Tampa Bay Devil Rays proposal

We’re talking at least six years — and more likely longer — until a new Tampa Bay Rays ballpark could open, but that’s not stopping the speculation about the ballpark’s design and budget.

This article from the Tampa Tribune makes it sound like we’re months, not years, away from any sort of ballpark decision, but that’s OK — that’s part of the fun about new ballpark chat. This is not uncharted territory, of course; we have plenty of previous proposals in the files, including the previous pitch from Populous and the Tampa Bay Devil Rays for a waterfront ballpark at the Al Lang Stadium site, shown above. It encapsulates everything you’d want in a Florida ballpark: open access for those nice sea breezes, but cover against the inevitable afternoon shower. The Miami Marlins addressed this issue with a retractable roof that ends up being closed most of the time, although it serves one great purpose: it can be closed during the day so natural turf can be grown.

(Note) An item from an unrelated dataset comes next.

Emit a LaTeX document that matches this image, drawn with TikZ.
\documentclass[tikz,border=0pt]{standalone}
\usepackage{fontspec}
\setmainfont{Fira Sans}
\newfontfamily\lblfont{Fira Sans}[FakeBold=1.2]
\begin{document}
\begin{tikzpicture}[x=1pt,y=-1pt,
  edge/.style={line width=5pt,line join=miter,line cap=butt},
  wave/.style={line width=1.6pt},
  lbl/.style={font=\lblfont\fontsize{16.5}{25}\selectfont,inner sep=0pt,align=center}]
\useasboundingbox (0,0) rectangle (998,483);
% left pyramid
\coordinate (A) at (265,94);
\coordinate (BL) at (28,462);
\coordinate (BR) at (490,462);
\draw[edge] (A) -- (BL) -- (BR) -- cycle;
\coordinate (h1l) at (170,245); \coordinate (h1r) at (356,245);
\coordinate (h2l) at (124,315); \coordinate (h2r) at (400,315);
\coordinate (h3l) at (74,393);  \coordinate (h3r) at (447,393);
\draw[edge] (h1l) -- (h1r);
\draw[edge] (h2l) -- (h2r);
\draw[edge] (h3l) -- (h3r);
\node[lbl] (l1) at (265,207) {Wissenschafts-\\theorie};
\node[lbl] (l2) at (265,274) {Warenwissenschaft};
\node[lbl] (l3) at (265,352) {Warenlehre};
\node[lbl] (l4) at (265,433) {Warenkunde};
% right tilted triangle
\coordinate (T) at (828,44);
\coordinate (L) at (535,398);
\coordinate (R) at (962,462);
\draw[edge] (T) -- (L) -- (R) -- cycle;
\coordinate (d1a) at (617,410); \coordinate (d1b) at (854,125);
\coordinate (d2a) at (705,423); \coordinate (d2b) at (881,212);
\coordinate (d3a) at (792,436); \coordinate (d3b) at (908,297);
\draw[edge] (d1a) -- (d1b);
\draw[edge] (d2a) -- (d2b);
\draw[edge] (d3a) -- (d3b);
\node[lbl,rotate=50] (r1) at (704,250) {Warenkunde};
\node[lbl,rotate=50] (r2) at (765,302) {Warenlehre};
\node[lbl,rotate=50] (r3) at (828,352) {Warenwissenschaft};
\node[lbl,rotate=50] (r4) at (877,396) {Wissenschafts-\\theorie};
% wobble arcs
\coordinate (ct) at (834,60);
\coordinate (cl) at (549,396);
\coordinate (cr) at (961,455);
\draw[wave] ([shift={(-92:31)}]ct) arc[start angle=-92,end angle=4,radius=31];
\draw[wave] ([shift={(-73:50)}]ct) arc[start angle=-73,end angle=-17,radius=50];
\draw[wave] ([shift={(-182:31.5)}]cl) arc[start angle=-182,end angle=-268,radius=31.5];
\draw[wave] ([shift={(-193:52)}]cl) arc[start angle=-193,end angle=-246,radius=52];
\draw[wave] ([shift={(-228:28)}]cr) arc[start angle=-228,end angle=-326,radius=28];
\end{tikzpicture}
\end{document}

Marlins Park cost $639 million and the more technologically advanced SunTrust Park, opening in 2017 as home of the Atlanta Braves, cost $622 million, sans retractable roof. So the conventional wisdom would have a new Rays ballpark with roof and all the high-tech bells and whistles to approach $700 million. From the Tribune:

During the long-running public debate about the Rays, $500 million was often bandied about as an, er, ballpark figure for the cost of a new stadium. In more recent discussions, and usually accompanied by mention of a retractable roof, that number has hovered closer to $600 million.

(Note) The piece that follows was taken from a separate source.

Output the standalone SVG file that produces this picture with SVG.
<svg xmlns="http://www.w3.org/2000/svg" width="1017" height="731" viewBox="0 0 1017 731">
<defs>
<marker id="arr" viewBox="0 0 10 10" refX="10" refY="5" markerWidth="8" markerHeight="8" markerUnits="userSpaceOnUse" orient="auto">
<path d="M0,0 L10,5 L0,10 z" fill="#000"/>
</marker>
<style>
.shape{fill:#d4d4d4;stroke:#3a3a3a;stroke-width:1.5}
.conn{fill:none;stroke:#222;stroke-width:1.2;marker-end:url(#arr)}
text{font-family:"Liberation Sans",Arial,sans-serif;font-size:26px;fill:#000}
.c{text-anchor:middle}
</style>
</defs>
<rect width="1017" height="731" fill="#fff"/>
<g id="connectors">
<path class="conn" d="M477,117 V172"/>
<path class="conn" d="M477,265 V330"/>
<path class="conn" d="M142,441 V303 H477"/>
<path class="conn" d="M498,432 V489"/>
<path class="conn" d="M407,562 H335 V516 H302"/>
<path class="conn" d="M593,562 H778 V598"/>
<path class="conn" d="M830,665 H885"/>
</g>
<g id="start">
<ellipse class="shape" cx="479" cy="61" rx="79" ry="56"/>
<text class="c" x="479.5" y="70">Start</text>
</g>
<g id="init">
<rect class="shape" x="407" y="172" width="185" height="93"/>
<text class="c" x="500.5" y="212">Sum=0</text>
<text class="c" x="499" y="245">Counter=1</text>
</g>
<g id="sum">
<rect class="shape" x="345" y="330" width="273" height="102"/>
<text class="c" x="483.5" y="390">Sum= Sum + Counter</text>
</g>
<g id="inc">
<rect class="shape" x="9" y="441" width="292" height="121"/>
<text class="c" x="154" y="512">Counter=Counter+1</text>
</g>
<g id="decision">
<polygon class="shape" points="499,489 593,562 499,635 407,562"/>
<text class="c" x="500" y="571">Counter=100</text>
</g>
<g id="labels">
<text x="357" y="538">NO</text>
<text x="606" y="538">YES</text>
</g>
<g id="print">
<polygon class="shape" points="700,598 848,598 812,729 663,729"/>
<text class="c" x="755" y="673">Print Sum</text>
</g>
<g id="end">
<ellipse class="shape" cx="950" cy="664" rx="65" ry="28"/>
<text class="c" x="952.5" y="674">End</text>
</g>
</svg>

The final price tag will depend on variables including cost of land, labor and construction costs, seating capacity and stadium amenities. But recent stadium projects suggest that even with a trend toward smaller, more intimate stadiums, $600 million may not be enough if the ballpark includes a retractable roof.

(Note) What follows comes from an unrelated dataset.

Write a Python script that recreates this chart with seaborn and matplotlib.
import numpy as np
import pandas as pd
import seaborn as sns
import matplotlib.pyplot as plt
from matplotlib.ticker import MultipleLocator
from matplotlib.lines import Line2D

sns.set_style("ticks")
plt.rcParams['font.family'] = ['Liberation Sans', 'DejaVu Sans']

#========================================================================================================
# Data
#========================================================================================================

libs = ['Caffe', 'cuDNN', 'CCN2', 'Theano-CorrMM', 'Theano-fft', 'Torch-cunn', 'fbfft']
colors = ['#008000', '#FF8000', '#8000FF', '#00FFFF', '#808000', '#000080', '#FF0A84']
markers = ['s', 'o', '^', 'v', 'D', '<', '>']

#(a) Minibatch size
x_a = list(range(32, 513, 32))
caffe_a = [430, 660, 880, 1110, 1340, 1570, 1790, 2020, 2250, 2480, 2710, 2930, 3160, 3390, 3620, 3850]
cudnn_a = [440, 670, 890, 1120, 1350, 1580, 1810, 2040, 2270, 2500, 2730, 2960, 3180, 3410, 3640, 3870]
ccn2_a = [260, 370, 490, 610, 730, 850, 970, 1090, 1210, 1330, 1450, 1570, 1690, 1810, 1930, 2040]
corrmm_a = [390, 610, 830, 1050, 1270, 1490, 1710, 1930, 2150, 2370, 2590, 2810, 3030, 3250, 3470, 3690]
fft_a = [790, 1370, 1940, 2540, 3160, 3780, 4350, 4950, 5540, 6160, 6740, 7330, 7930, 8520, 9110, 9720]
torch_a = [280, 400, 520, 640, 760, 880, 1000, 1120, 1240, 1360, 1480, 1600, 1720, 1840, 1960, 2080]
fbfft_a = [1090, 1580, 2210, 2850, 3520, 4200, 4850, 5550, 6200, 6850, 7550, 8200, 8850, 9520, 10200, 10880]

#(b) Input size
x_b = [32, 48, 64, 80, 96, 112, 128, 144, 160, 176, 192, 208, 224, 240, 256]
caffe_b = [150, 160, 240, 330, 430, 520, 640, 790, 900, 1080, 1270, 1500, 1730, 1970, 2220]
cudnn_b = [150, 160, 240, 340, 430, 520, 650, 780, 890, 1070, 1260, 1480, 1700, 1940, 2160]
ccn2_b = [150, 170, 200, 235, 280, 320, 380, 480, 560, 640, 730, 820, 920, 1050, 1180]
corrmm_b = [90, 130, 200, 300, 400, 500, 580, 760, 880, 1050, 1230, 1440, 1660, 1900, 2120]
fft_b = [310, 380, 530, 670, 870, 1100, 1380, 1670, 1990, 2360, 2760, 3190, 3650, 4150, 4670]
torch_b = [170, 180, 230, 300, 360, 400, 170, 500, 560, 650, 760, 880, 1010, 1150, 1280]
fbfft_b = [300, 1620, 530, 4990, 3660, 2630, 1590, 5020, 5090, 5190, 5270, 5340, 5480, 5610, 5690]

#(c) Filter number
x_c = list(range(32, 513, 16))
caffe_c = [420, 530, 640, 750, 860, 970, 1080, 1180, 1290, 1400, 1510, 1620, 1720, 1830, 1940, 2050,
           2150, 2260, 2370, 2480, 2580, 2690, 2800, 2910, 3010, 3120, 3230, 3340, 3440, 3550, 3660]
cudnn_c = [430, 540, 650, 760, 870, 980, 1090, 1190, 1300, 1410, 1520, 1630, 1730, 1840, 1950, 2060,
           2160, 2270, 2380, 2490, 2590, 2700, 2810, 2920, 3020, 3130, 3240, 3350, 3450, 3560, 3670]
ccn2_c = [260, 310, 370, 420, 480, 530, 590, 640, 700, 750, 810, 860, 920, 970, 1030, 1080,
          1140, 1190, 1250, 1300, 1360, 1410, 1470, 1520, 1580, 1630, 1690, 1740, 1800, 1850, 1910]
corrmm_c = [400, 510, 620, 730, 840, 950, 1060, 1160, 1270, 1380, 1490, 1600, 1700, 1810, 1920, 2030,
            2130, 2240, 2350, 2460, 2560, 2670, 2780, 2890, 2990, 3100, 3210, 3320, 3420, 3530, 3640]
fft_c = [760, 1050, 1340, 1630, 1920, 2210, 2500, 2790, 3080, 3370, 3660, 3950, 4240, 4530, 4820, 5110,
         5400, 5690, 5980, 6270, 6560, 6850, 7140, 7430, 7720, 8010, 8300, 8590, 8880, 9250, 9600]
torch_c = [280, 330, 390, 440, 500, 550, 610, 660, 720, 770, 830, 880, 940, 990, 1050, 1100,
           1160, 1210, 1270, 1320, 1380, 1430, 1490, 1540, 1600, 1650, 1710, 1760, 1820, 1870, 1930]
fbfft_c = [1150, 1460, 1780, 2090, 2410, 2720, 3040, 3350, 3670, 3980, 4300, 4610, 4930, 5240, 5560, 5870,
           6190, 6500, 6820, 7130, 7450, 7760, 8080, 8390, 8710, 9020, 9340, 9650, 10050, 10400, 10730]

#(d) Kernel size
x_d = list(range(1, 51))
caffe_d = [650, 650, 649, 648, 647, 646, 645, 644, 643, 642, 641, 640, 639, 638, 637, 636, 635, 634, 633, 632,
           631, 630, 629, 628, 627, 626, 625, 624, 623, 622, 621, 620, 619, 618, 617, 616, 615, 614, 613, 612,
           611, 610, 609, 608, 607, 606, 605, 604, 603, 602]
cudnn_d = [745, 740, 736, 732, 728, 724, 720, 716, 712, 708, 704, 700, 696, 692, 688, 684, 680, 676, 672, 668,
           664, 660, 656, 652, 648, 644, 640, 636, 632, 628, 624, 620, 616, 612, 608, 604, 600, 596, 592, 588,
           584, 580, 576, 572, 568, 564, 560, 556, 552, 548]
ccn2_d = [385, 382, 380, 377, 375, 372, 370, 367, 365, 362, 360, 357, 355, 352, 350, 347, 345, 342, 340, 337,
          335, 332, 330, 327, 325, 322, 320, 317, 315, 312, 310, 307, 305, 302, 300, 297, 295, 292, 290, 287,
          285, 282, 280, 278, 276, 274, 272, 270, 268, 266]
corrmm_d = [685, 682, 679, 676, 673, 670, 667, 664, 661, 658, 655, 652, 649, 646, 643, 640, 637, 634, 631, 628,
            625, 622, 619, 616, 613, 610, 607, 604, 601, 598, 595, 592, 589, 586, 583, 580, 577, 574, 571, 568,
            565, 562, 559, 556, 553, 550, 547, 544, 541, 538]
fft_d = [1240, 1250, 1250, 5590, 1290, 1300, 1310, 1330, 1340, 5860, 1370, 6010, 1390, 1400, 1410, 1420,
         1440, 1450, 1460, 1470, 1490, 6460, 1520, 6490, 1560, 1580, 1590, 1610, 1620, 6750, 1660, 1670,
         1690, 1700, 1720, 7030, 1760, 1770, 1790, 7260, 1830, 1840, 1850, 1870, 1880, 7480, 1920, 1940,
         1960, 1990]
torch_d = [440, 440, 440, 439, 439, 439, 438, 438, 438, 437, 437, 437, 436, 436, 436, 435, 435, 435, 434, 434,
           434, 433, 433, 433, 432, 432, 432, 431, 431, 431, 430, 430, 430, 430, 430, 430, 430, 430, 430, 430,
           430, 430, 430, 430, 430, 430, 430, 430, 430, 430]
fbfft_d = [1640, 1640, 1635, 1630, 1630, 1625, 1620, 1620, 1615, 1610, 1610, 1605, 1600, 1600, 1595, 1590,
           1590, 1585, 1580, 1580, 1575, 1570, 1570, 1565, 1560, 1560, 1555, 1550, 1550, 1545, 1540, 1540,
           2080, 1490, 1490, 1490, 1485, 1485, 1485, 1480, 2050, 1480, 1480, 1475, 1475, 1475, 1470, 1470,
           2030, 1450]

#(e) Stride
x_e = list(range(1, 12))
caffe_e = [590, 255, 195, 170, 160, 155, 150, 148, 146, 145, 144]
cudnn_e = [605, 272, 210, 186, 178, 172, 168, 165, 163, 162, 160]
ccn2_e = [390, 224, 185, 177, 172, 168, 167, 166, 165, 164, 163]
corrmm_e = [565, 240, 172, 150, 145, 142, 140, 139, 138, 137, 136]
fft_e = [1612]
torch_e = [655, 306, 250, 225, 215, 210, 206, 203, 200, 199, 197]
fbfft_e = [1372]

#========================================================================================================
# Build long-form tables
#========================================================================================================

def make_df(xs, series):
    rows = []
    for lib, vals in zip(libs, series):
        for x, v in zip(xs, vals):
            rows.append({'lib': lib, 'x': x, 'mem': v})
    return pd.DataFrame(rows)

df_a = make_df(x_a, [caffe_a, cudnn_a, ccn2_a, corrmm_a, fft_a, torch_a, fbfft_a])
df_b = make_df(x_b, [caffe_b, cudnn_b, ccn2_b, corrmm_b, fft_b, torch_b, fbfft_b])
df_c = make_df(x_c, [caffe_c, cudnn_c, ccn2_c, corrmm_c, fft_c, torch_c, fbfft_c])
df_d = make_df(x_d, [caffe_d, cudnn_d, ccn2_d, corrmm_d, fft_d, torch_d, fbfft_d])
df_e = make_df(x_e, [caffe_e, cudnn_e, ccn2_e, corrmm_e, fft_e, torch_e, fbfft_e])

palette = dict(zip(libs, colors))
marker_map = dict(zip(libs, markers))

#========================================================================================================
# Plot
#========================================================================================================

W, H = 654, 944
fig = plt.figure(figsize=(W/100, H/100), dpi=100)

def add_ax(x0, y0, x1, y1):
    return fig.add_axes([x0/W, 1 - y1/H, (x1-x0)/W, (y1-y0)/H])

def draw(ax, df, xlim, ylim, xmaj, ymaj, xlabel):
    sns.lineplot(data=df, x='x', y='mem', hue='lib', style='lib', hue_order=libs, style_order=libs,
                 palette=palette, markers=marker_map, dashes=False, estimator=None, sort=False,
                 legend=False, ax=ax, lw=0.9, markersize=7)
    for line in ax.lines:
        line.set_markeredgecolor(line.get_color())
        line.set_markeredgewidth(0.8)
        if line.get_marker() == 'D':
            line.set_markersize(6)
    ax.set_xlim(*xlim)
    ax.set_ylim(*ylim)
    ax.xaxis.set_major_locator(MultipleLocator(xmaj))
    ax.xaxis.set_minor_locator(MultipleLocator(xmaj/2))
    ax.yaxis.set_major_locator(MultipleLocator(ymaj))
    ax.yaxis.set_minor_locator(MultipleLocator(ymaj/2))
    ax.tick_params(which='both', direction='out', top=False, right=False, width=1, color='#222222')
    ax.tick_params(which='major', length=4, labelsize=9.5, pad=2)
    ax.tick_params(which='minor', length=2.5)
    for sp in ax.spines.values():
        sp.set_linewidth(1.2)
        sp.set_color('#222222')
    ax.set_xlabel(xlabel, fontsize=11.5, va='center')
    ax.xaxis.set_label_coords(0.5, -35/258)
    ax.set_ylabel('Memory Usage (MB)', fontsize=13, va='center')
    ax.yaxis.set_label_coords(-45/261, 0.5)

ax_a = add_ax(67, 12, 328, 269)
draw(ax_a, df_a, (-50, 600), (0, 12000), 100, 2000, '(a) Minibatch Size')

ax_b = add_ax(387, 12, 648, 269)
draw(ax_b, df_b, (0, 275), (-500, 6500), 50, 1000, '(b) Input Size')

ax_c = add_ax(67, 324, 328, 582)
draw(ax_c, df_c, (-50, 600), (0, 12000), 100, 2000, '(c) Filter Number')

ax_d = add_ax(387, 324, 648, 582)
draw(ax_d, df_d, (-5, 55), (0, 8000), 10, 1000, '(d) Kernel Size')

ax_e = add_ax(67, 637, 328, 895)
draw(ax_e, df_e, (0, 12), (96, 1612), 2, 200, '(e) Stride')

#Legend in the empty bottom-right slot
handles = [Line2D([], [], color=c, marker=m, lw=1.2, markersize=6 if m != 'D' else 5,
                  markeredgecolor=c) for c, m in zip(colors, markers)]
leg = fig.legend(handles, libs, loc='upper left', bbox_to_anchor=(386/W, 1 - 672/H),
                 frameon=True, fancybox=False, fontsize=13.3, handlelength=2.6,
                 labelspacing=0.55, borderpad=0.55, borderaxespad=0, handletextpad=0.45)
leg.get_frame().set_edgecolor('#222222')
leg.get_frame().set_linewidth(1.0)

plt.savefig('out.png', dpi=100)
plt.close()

With industry estimates for that feature alone running as high as $150 million, Rays officials have been exploring alternatives to get fresh air and natural light into a new stadium, said St. Petersburg City Council member Karl Nurse, who met with the Rays prior to the council’s Jan. 14 vote to let the team look for a new stadium site.

Now, without knowing site costs and specifics, like capacity and tech features, talk like this is tremendously premature. But it would be hard to see a new Rays ballpark without a roof, and given how fans and sponsors both like high-tech whistles like the ones we see in SunTrust Park, it’s hard to see a budget that doesn’t approach $700 million.